En esta lógica, una de las preguntas de la mayor relevancia en estos momentos radica en qué alianzas, y qué alicientes le dará el Presidente a los Gobernadores, para que éstos accedan a respaldar el proyecto político del priismo. Puede ocurrir que el Presidente quiera amagar a los Gobernadores con la imposición de su candidato; puede ser que intente llevar a la candidatura presidencial a una figura unificadora que abra el entendimiento con los mandatarios que hoy pudieran sentirse en riesgo por la necesidad de perseguir la corrupción. Incluso, puede ocurrir que finalmente los gobernadores, como representantes sustitutos de los poderes fácticos, se unan para impulsar ellos a un candidato y al que insten al Presidente para que lo apoye.

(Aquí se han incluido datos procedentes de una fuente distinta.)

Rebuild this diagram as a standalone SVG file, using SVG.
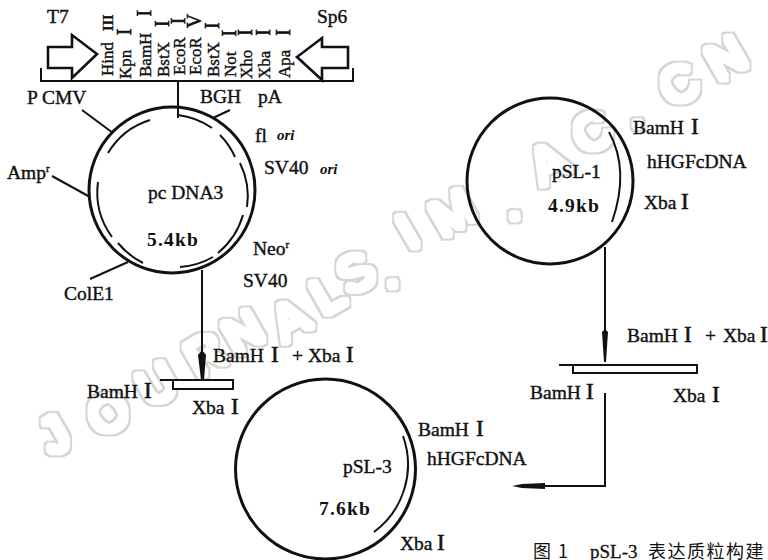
<svg xmlns="http://www.w3.org/2000/svg" width="768" height="560" viewBox="0 0 768 560">
<style>
text{font-family:"Liberation Serif","Noto Sans CJK SC",serif;font-size:19.5px;fill:#111;stroke:#111;stroke-width:.4}
.n{font-size:23px;stroke-width:.6}
.v{font-size:17px}
.v .n{font-size:20px}
.k{font-weight:bold;stroke:none;letter-spacing:1.2px}
.i{font-style:italic;font-size:15px;font-weight:bold;stroke:none}
.r{font-size:11px}
.wm{font-family:"Liberation Sans",sans-serif;font-size:50px;font-weight:normal;fill:#000;stroke:none;filter:url(#wmf)}
.cap{font-family:"Noto Sans CJK SC","Liberation Serif",serif;font-size:18px;stroke:none;letter-spacing:1.5px}
.cap2{font-size:19px;stroke-width:.3}
.ring{fill:none;stroke:#111;stroke-width:3}
.ln{fill:none;stroke:#111;stroke-width:2}
.box{fill:#fff;stroke:#111;stroke-width:2}
.hd{fill:#111}
</style>
<defs>
<filter id="wmf" x="-5%" y="-5%" width="110%" height="110%" color-interpolation-filters="sRGB">
<feMorphology in="SourceAlpha" operator="dilate" radius="5" result="o"/>
<feFlood flood-color="#d6d6d6"/><feComposite in2="o" operator="in" result="og"/>
<feMorphology in="SourceAlpha" operator="dilate" radius="3.4" result="w"/>
<feFlood flood-color="#ffffff"/><feComposite in2="w" operator="in" result="wg"/>
<feMerge><feMergeNode in="og"/><feMergeNode in="wg"/></feMerge>
</filter>
</defs>
<rect width="768" height="560" fill="#fff"/>
<g id="watermark">
<text class="wm" x="52 100 150 198 236 284 324 350 388 410 443 510 542 585 633 672 719" y="456 438 408 378 356 343 316 296 290 250 238 222 186 156 130 108 82" rotate="-30">JOURNALS.IM.AC.CN</text>
</g>
<g id="connectors">
<path class="ln" d="M178 82V118"/>
<path class="ln" d="M82 110L113 133"/>
<path class="ln" d="M52 176L90 197"/>
<path class="ln" d="M90 279L128 262"/>
<path class="ln" d="M230 110L213 118"/>
<path class="ln" d="M202 270V380"/>
<path class="hd" d="M198 355L202 350L206 355L204 380H201Z"/>
<path class="ln" d="M605 247V362"/>
<path class="hd" d="M602 332L605 329L608 332L606 362H604Z"/>
<path class="ln" d="M605 393V486H530"/>
<path class="hd" d="M512 486L522 484L545 483V489L522 488Z"/>
</g>
<g id="mcs">
<path class="ln" d="M41 68V81H353V68"/>
<path fill="#fff" stroke="#111" stroke-width="2.6" d="M48 47H72V35L97 54L72 78V68H48Z"/>
<path fill="#fff" stroke="#111" stroke-width="2.6" d="M348 47H322V38L297 57L322 80V68H348Z"/>
<text x="47" y="23">T7</text>
<text x="317" y="23">Sp6</text>
<g>
<text class="v" transform="translate(113 76) rotate(-90)">Hind<tspan dx="11" style="font-size:14px;font-weight:bold">III</tspan></text>
<text class="v" transform="translate(131 79) rotate(-90)">Kpn<tspan dx="14.5" class="n">I</tspan></text>
<text class="v" transform="translate(151 77) rotate(-90)">BamH<tspan dx="16" class="n">I</tspan></text>
<text class="v" transform="translate(169 77) rotate(-90)">BstX<tspan dx="15" class="n">I</tspan></text>
<text class="v" transform="translate(185 75) rotate(-90)">EcoR<tspan dx="13" class="n">I</tspan></text>
<text class="v" transform="translate(201 75) rotate(-90)">EcoR<tspan dx="9" class="n">V</tspan></text>
<text class="v" transform="translate(219 77) rotate(-90)">BstX<tspan dx="13" class="n">I</tspan></text>
<text class="v" transform="translate(236 77) rotate(-90)">Not<tspan dx="15" class="n">I</tspan></text>
<text class="v" transform="translate(252 79) rotate(-90)">Xho<tspan dx="14" class="n">I</tspan></text>
<text class="v" transform="translate(270 79) rotate(-90)">Xba<tspan dx="15" class="n">I</tspan></text>
<text class="v" transform="translate(290 78) rotate(-90)">Apa<tspan dx="14" class="n">I</tspan></text>
</g>
</g>
<g id="pcDNA3">
<circle class="ring" cx="172" cy="190" r="83"/>
<path class="ln" d="M108 153A75 75 0 0 1 150 120"/>
<path class="ln" d="M178 115A75 75 0 0 1 212 128"/>
<path class="ln" d="M220 135A75 75 0 0 1 235 157"/>
<path class="ln" d="M240 163A75 75 0 0 1 247 207"/>
<path class="ln" d="M243 215A77 77 0 0 1 218 253"/>
<path class="ln" d="M213 257A77 77 0 0 1 180 267"/>
<path class="ln" d="M143 263A77 77 0 0 1 118 243"/>
<path class="ln" d="M112 237A76 76 0 0 1 98 182"/>
<text x="27" y="104">P CMV</text>
<text x="200" y="103">BGH</text>
<text x="258" y="103">pA</text>
<text x="255" y="142">fl</text>
<text class="i" x="277" y="140">ori</text>
<text x="264" y="174">SV40</text>
<text class="i" x="320" y="174">ori</text>
<text x="7" y="179">Amp<tspan class="r" dy="-7">r</tspan></text>
<text x="148" y="199">pc DNA3</text>
<text class="k" x="147" y="246">5.4kb</text>
<text x="253" y="255">Neo<tspan class="r" dy="-7">r</tspan></text>
<text x="243" y="287">SV40</text>
<text x="64" y="300">ColE1</text>
</g>
<g id="insert-left">
<path class="box" d="M173 380H233V389H173Z"/>
<path class="ln" d="M160 380H233"/>
<text x="213" y="362">BamH <tspan class="n" x="271">I</tspan></text>
<text x="292" y="362">+ <tspan x="308">Xba</tspan> <tspan class="n" x="346">I</tspan></text>
<text x="87" y="398">BamH <tspan class="n" x="144">I</tspan></text>
<text x="192" y="414">Xba <tspan class="n" x="231">I</tspan></text>
</g>
<g id="pSL-1">
<circle class="ring" cx="550" cy="181" r="83"/>
<path class="ln" d="M609 132Q630 170 612 222"/>
<text x="552" y="178">pSL-1</text>
<text class="k" x="548" y="212">4.9kb</text>
<text x="633" y="134">BamH <tspan class="n" x="691">I</tspan></text>
<text x="647" y="168">hHGFcDNA</text>
<text x="644" y="209">Xba <tspan class="n" x="681">I</tspan></text>
</g>
<g id="insert-right">
<path class="box" d="M573 365H697V373H573Z"/>
<path class="ln" d="M559 365H697"/>
<text x="627" y="342">BamH <tspan class="n" x="684">I</tspan></text>
<text x="705" y="342">+ <tspan x="723">Xba</tspan> <tspan class="n" x="760">I</tspan></text>
<text x="530" y="399">BamH <tspan class="n" x="586">I</tspan></text>
<text x="673" y="402">Xba <tspan class="n" x="712">I</tspan></text>
</g>
<g id="pSL-3">
<circle class="ring" cx="325.5" cy="469" r="90"/>
<path class="ln" d="M403 436A84 84 0 0 1 374 532"/>
<text x="343" y="473">pSL-3</text>
<text class="k" x="319" y="515">7.6kb</text>
<text x="418" y="436">BamH <tspan class="n" x="476">I</tspan></text>
<text x="427" y="465">hHGFcDNA</text>
<text x="400" y="550">Xba <tspan class="n" x="437">I</tspan></text>
</g>
<g id="caption">
<text class="cap" x="533" y="558">图 1</text>
<text class="cap2" x="590" y="558">pSL-3</text>
<text class="cap" x="648" y="558">表达质粒构建</text>
</g>
</svg>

Lo único que no puede ocurrir, en esta lógica, es que hoy en día salga un candidato presidencial de entre los gobernadores. Para mal de todos, esa es una figura que prácticamente no se ha modificado desde los tiempos del viejo régimen de partido hegemónico, y por eso hoy los espacios de las gubernaturas están sometidos a fuertes presiones y desgastes relacionados con el ejercicio mismo del poder y los recursos públicos.
DESTINO ANTICIPADO
Por esa razón, uno de los temas que cobrará relevancia conforme avance la contienda interna por la candidatura presidencial en el PRI, será el de la relación que el Presidente pueda entablar con los gobernadores, y los alicientes que tengan uno y otros para mantener el poder. Queda claro que al Presidente no le alcanza su capital político para distanciarse de los gobernadores, y que éstos no tienen la legitimidad suficiente como para impulsar a alguno de ellos a la Presidencia. Entonces, en la búsqueda de su justo medio —con un candidato que seguramente no será un peñista puro, pero tampoco la consecuencia de un chantaje de los gobernadores—, es como en buena medida los priistas resolverán anticipadamente su destino para la elección presidencial del año próximo.